◆ **Information provided**:
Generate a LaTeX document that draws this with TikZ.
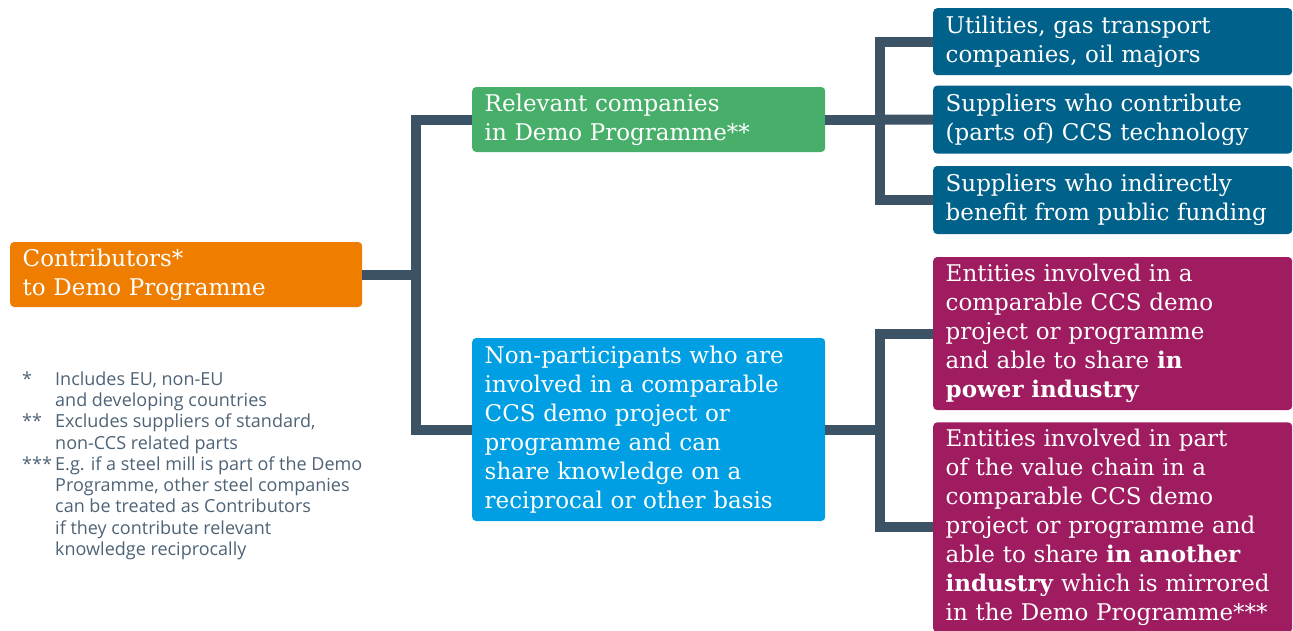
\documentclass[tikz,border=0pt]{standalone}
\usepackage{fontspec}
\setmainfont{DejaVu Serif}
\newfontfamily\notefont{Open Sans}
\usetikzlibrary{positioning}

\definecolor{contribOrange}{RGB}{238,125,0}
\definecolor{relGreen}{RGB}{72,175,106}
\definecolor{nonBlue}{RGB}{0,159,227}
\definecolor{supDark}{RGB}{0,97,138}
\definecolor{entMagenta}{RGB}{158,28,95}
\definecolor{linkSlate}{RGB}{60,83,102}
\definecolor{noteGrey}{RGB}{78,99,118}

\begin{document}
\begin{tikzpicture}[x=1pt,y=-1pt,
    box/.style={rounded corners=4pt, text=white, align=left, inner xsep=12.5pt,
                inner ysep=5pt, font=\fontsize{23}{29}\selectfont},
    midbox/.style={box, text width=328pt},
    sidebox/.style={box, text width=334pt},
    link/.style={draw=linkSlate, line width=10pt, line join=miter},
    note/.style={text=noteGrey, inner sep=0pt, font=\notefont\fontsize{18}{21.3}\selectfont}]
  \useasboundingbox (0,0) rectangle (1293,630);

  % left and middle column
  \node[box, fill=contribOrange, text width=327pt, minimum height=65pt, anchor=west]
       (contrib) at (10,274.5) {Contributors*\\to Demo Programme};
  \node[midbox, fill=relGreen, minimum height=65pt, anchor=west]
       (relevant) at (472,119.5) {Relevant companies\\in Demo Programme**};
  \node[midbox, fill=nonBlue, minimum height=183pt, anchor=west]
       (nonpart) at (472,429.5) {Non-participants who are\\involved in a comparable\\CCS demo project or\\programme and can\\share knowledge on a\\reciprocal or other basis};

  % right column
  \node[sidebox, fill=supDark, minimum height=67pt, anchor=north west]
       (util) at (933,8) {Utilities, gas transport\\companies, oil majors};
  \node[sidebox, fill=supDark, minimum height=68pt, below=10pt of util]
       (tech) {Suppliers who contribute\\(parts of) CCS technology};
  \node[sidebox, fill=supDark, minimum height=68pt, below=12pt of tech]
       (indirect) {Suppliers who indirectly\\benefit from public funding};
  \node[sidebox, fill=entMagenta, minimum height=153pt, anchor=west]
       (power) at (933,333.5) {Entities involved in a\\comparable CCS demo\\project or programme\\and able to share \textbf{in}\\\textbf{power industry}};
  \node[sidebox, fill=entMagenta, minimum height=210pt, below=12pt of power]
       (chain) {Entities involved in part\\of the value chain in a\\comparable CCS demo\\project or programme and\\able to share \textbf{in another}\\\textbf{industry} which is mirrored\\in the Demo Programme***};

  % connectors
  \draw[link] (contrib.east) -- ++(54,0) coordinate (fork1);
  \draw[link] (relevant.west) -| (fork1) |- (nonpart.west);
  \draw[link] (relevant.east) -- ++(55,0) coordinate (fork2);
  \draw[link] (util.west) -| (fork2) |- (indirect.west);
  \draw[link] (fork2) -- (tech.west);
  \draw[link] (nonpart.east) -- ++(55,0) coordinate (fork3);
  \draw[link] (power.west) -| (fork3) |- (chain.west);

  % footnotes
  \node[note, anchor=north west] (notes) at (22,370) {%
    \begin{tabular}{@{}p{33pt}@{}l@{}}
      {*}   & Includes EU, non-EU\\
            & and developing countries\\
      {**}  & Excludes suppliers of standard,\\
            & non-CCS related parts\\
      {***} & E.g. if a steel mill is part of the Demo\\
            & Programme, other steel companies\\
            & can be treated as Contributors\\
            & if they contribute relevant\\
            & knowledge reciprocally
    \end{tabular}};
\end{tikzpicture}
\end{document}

◆ **The exercise**: Set every line down exactly as written, leaving each picture out.

◆ **Result for this exercise**:
Generate a LaTeX document that draws this with TikZ.
\documentclass[tikz,border=0pt]{standalone}
\usepackage{fontspec}
\setmainfont{DejaVu Serif}
\newfontfamily\notefont{Open Sans}
\usetikzlibrary{positioning}

\definecolor{contribOrange}{RGB}{238,125,0}
\definecolor{relGreen}{RGB}{72,175,106}
\definecolor{nonBlue}{RGB}{0,159,227}
\definecolor{supDark}{RGB}{0,97,138}
\definecolor{entMagenta}{RGB}{158,28,95}
\definecolor{linkSlate}{RGB}{60,83,102}
\definecolor{noteGrey}{RGB}{78,99,118}

\begin{document}
\begin{tikzpicture}[x=1pt,y=-1pt,
    box/.style={rounded corners=4pt, text=white, align=left, inner xsep=12.5pt,
                inner ysep=5pt, font=\fontsize{23}{29}\selectfont},
    midbox/.style={box, text width=328pt},
    sidebox/.style={box, text width=334pt},
    link/.style={draw=linkSlate, line width=10pt, line join=miter},
    note/.style={text=noteGrey, inner sep=0pt, font=\notefont\fontsize{18}{21.3}\selectfont}]
  \useasboundingbox (0,0) rectangle (1293,630);

  % left and middle column
  \node[box, fill=contribOrange, text width=327pt, minimum height=65pt, anchor=west]
       (contrib) at (10,274.5) {Contributors*\\to Demo Programme};
  \node[midbox, fill=relGreen, minimum height=65pt, anchor=west]
       (relevant) at (472,119.5) {Relevant companies\\in Demo Programme**};
  \node[midbox, fill=nonBlue, minimum height=183pt, anchor=west]
       (nonpart) at (472,429.5) {Non-participants who are\\involved in a comparable\\CCS demo project or\\programme and can\\share knowledge on a\\reciprocal or other basis};

  % right column
  \node[sidebox, fill=supDark, minimum height=67pt, anchor=north west]
       (util) at (933,8) {Utilities, gas transport\\companies, oil majors};
  \node[sidebox, fill=supDark, minimum height=68pt, below=10pt of util]
       (tech) {Suppliers who contribute\\(parts of) CCS technology};
  \node[sidebox, fill=supDark, minimum height=68pt, below=12pt of tech]
       (indirect) {Suppliers who indirectly\\benefit from public funding};
  \node[sidebox, fill=entMagenta, minimum height=153pt, anchor=west]
       (power) at (933,333.5) {Entities involved in a\\comparable CCS demo\\project or programme\\and able to share \textbf{in}\\\textbf{power industry}};
  \node[sidebox, fill=entMagenta, minimum height=210pt, below=12pt of power]
       (chain) {Entities involved in part\\of the value chain in a\\comparable CCS demo\\project or programme and\\able to share \textbf{in another}\\\textbf{industry} which is mirrored\\in the Demo Programme***};

  % connectors
  \draw[link] (contrib.east) -- ++(54,0) coordinate (fork1);
  \draw[link] (relevant.west) -| (fork1) |- (nonpart.west);
  \draw[link] (relevant.east) -- ++(55,0) coordinate (fork2);
  \draw[link] (util.west) -| (fork2) |- (indirect.west);
  \draw[link] (fork2) -- (tech.west);
  \draw[link] (nonpart.east) -- ++(55,0) coordinate (fork3);
  \draw[link] (power.west) -| (fork3) |- (chain.west);

  % footnotes
  \node[note, anchor=north west] (notes) at (22,370) {%
    \begin{tabular}{@{}p{33pt}@{}l@{}}
      {*}   & Includes EU, non-EU\\
            & and developing countries\\
      {**}  & Excludes suppliers of standard,\\
            & non-CCS related parts\\
      {***} & E.g. if a steel mill is part of the Demo\\
            & Programme, other steel companies\\
            & can be treated as Contributors\\
            & if they contribute relevant\\
            & knowledge reciprocally
    \end{tabular}};
\end{tikzpicture}
\end{document}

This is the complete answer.